:: Exercise directions ::
Copy the data precisely, character for character, and leave out every picture.

:: Plotting code records ::

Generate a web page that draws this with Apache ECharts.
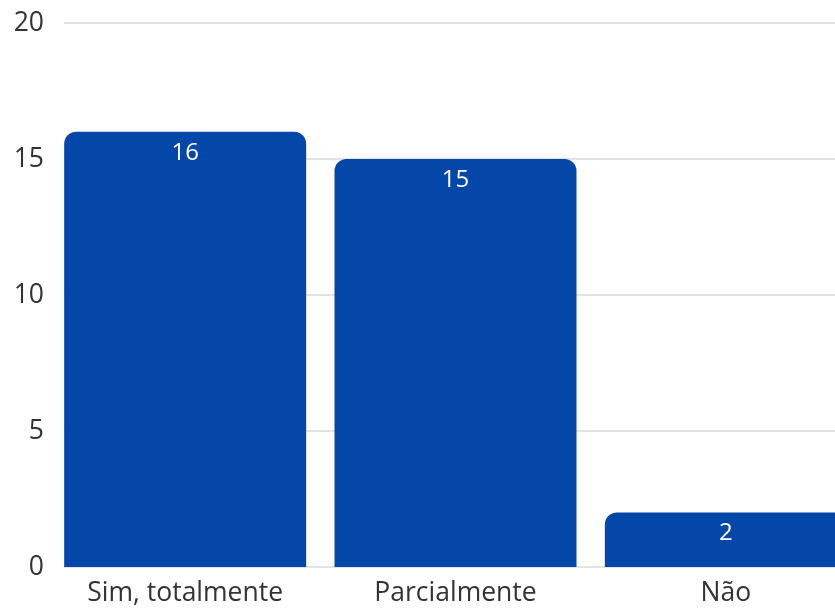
<!DOCTYPE html>
<html>
<head>
<meta charset="utf-8">
<script src="https://cdn.jsdelivr.net/npm/echarts@6/dist/echarts.min.js"></script>
<style>html,body{margin:0;padding:0;background:#fff;overflow:hidden}#c{width:861px;height:608px}</style>
</head>
<body>
<div id="c"></div>
<script>
const categories = ['Sim, totalmente', 'Parcialmente', 'Não'];
const values = [16, 15, 2];
const yTicks = [0, 5, 10, 15, 20];

const chart = echarts.init(document.getElementById('c'), null, {renderer: 'canvas'});
const font = '"Open Sans", "Noto Sans", sans-serif';
chart.setOption({
  animation: false,
  grid: [
    {left: 64, right: 0, top: 23, bottom: 41},
    {left: 50, right: 0, top: 23, bottom: 41}
  ],
  xAxis: [
    {type: 'value', gridIndex: 0, show: false, min: 0, max: 1},
    {type: 'category', gridIndex: 1, data: categories,
     axisLine: {show: false}, axisTick: {show: false},
     axisLabel: {color: '#333', fontSize: 26.5, fontFamily: font, margin: 13}}
  ],
  yAxis: [
    {type: 'value', gridIndex: 0, min: yTicks[0], max: yTicks[yTicks.length - 1], interval: 5,
     axisLine: {show: false}, axisTick: {show: false},
     axisLabel: {color: '#333', fontSize: 26.5, fontFamily: font, margin: 20},
     splitLine: {lineStyle: {color: '#e3e3e3', width: 2}}},
    {type: 'value', gridIndex: 1, min: 0, max: 20, show: false, splitLine: {show: false}}
  ],
  series: [{
    type: 'bar',
    xAxisIndex: 1, yAxisIndex: 1,
    data: values,
    barWidth: 242,
    itemStyle: {color: '#0546A9', borderRadius: [12, 12, 0, 0]},
    label: {show: true, position: 'insideTop', distance: 9, color: '#fff', fontSize: 24, fontFamily: font}
  }]
});
</script>
</body>
</html>
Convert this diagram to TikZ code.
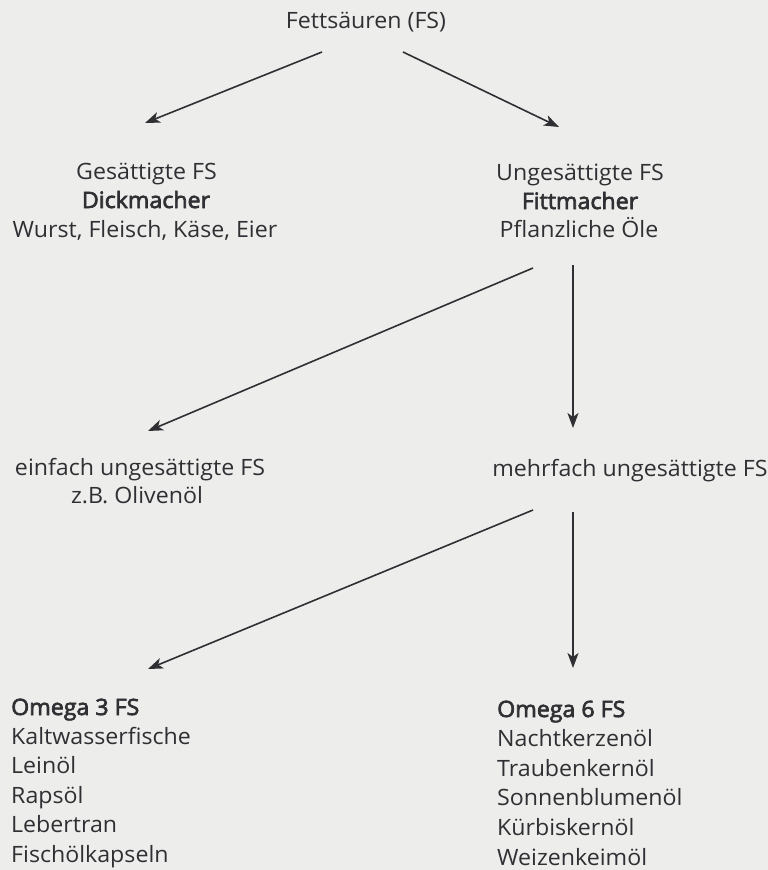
\documentclass[tikz,border=0pt]{standalone}
\usepackage{fontspec}
\setmainfont[FakeStretch=1.03,BoldFont={Open Sans},BoldFeatures={FakeBold=3}]{Open Sans}
\usetikzlibrary{arrows.meta}
\definecolor{bg}{RGB}{237,237,235}
\definecolor{ink}{RGB}{48,48,52}
\begin{document}
\begin{tikzpicture}[x=1pt,y=-1pt,
  txt/.style={text=ink,font=\fontsize{22.5}{29}\selectfont,inner sep=0pt,anchor=base},
  lst/.style={txt,anchor=base west},
  arr/.style={draw=ink,line width=1.6pt,-{Stealth[length=15pt,width=11pt,inset=4pt]}}]
\fill[bg] (0,0) rectangle (768,870);
\node[txt] (fs) at (366,28) {Fettsäuren (FS)};
\node[txt] (ges1) at (146.5,179) {Gesättigte FS};
\node[txt] (ges2) at (146,208) {\textbf{Dickmacher}};
\node[txt] (ges3) at (145,237) {Wurst, Fleisch, Käse, Eier};
\node[txt] (ung1) at (580,180) {Ungesättigte FS};
\node[txt] (ung2) at (580,209) {\textbf{Fittmacher}};
\node[txt] (ung3) at (579,237) {Pflanzliche Öle};
\node[txt] (ein1) at (140,475) {einfach ungesättigte FS};
\node[txt] (ein2) at (137,503) {z.B. Olivenöl};
\node[txt] (mehr) at (630,476) {mehrfach ungesättigte FS};
\foreach \t [count=\i from 0] in {\textbf{Omega 3 FS},Kaltwasserfische,Leinöl,Rapsöl,Lebertran,Fischölkapseln}
  \node[lst] (omdrei\i) at (11,715+\i*29.4) {\t};
\foreach \t [count=\i from 0] in {\textbf{Omega 6 FS},Nachtkerzenöl,Traubenkernöl,Sonnenblumenöl,Kürbiskernöl,Weizenkeimöl}
  \node[lst] (omsechs\i) at (497,717+\i*29.6) {\t};
\coordinate (a1s) at (322,52); \coordinate (a1e) at (145,123);
\coordinate (a2s) at (403,52); \coordinate (a2e) at (559,127);
\coordinate (a3s) at (533,268); \coordinate (a3e) at (148,431);
\coordinate (a4s) at (573,265); \coordinate (a4e) at (573,428);
\coordinate (a5s) at (533,510); \coordinate (a5e) at (148,669);
\coordinate (a6s) at (573,512); \coordinate (a6e) at (573,668);
\draw[arr] (a1s) -- (a1e);
\draw[arr] (a2s) -- (a2e);
\draw[arr] (a3s) -- (a3e);
\draw[arr] (a4s) -- (a4e);
\draw[arr] (a5s) -- (a5e);
\draw[arr] (a6s) -- (a6e);
\end{tikzpicture}
\end{document}
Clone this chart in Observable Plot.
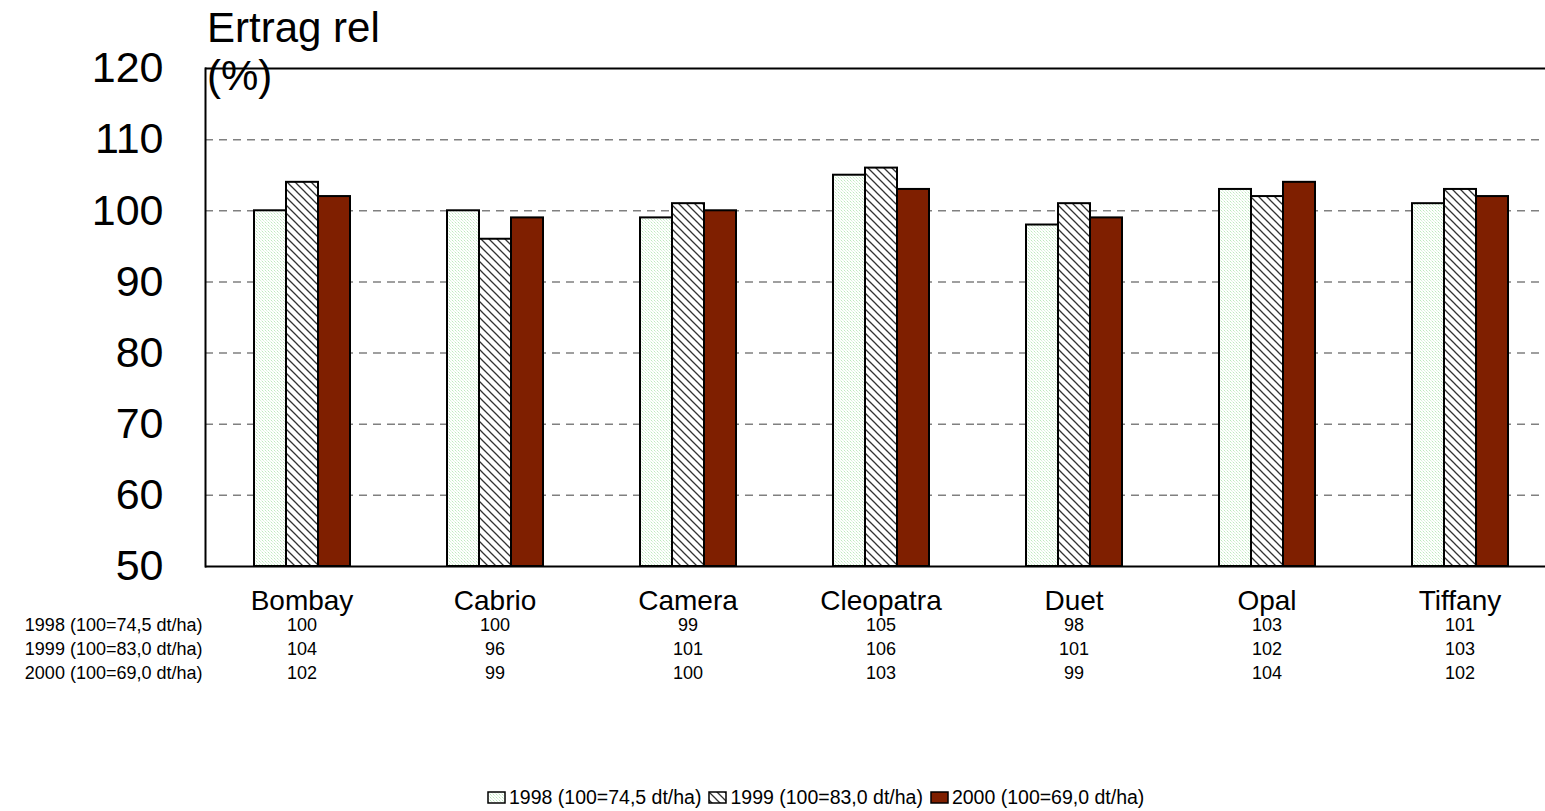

:: Answer ::
Generate a web page that draws this with Apache ECharts.
<!DOCTYPE html>
<html>
<head>
<meta charset="utf-8">
<script src="https://cdn.jsdelivr.net/npm/echarts@6/dist/echarts.min.js"></script>
<style>html,body{margin:0;padding:0;background:#fff;overflow:hidden}#c{width:861px;height:608px}</style>
</head>
<body>
<div id="c"></div>
<script>
const categories = ['Sim, totalmente', 'Parcialmente', 'Não'];
const values = [16, 15, 2];
const yTicks = [0, 5, 10, 15, 20];

const chart = echarts.init(document.getElementById('c'), null, {renderer: 'canvas'});
const font = '"Open Sans", "Noto Sans", sans-serif';
chart.setOption({
  animation: false,
  grid: [
    {left: 64, right: 0, top: 23, bottom: 41},
    {left: 50, right: 0, top: 23, bottom: 41}
  ],
  xAxis: [
    {type: 'value', gridIndex: 0, show: false, min: 0, max: 1},
    {type: 'category', gridIndex: 1, data: categories,
     axisLine: {show: false}, axisTick: {show: false},
     axisLabel: {color: '#333', fontSize: 26.5, fontFamily: font, margin: 13}}
  ],
  yAxis: [
    {type: 'value', gridIndex: 0, min: yTicks[0], max: yTicks[yTicks.length - 1], interval: 5,
     axisLine: {show: false}, axisTick: {show: false},
     axisLabel: {color: '#333', fontSize: 26.5, fontFamily: font, margin: 20},
     splitLine: {lineStyle: {color: '#e3e3e3', width: 2}}},
    {type: 'value', gridIndex: 1, min: 0, max: 20, show: false, splitLine: {show: false}}
  ],
  series: [{
    type: 'bar',
    xAxisIndex: 1, yAxisIndex: 1,
    data: values,
    barWidth: 242,
    itemStyle: {color: '#0546A9', borderRadius: [12, 12, 0, 0]},
    label: {show: true, position: 'insideTop', distance: 9, color: '#fff', fontSize: 24, fontFamily: font}
  }]
});
</script>
</body>
</html>
Convert this diagram to TikZ code.
\documentclass[tikz,border=0pt]{standalone}
\usepackage{fontspec}
\setmainfont[FakeStretch=1.03,BoldFont={Open Sans},BoldFeatures={FakeBold=3}]{Open Sans}
\usetikzlibrary{arrows.meta}
\definecolor{bg}{RGB}{237,237,235}
\definecolor{ink}{RGB}{48,48,52}
\begin{document}
\begin{tikzpicture}[x=1pt,y=-1pt,
  txt/.style={text=ink,font=\fontsize{22.5}{29}\selectfont,inner sep=0pt,anchor=base},
  lst/.style={txt,anchor=base west},
  arr/.style={draw=ink,line width=1.6pt,-{Stealth[length=15pt,width=11pt,inset=4pt]}}]
\fill[bg] (0,0) rectangle (768,870);
\node[txt] (fs) at (366,28) {Fettsäuren (FS)};
\node[txt] (ges1) at (146.5,179) {Gesättigte FS};
\node[txt] (ges2) at (146,208) {\textbf{Dickmacher}};
\node[txt] (ges3) at (145,237) {Wurst, Fleisch, Käse, Eier};
\node[txt] (ung1) at (580,180) {Ungesättigte FS};
\node[txt] (ung2) at (580,209) {\textbf{Fittmacher}};
\node[txt] (ung3) at (579,237) {Pflanzliche Öle};
\node[txt] (ein1) at (140,475) {einfach ungesättigte FS};
\node[txt] (ein2) at (137,503) {z.B. Olivenöl};
\node[txt] (mehr) at (630,476) {mehrfach ungesättigte FS};
\foreach \t [count=\i from 0] in {\textbf{Omega 3 FS},Kaltwasserfische,Leinöl,Rapsöl,Lebertran,Fischölkapseln}
  \node[lst] (omdrei\i) at (11,715+\i*29.4) {\t};
\foreach \t [count=\i from 0] in {\textbf{Omega 6 FS},Nachtkerzenöl,Traubenkernöl,Sonnenblumenöl,Kürbiskernöl,Weizenkeimöl}
  \node[lst] (omsechs\i) at (497,717+\i*29.6) {\t};
\coordinate (a1s) at (322,52); \coordinate (a1e) at (145,123);
\coordinate (a2s) at (403,52); \coordinate (a2e) at (559,127);
\coordinate (a3s) at (533,268); \coordinate (a3e) at (148,431);
\coordinate (a4s) at (573,265); \coordinate (a4e) at (573,428);
\coordinate (a5s) at (533,510); \coordinate (a5e) at (148,669);
\coordinate (a6s) at (573,512); \coordinate (a6e) at (573,668);
\draw[arr] (a1s) -- (a1e);
\draw[arr] (a2s) -- (a2e);
\draw[arr] (a3s) -- (a3e);
\draw[arr] (a4s) -- (a4e);
\draw[arr] (a5s) -- (a5e);
\draw[arr] (a6s) -- (a6e);
\end{tikzpicture}
\end{document}
Clone this chart in Observable Plot.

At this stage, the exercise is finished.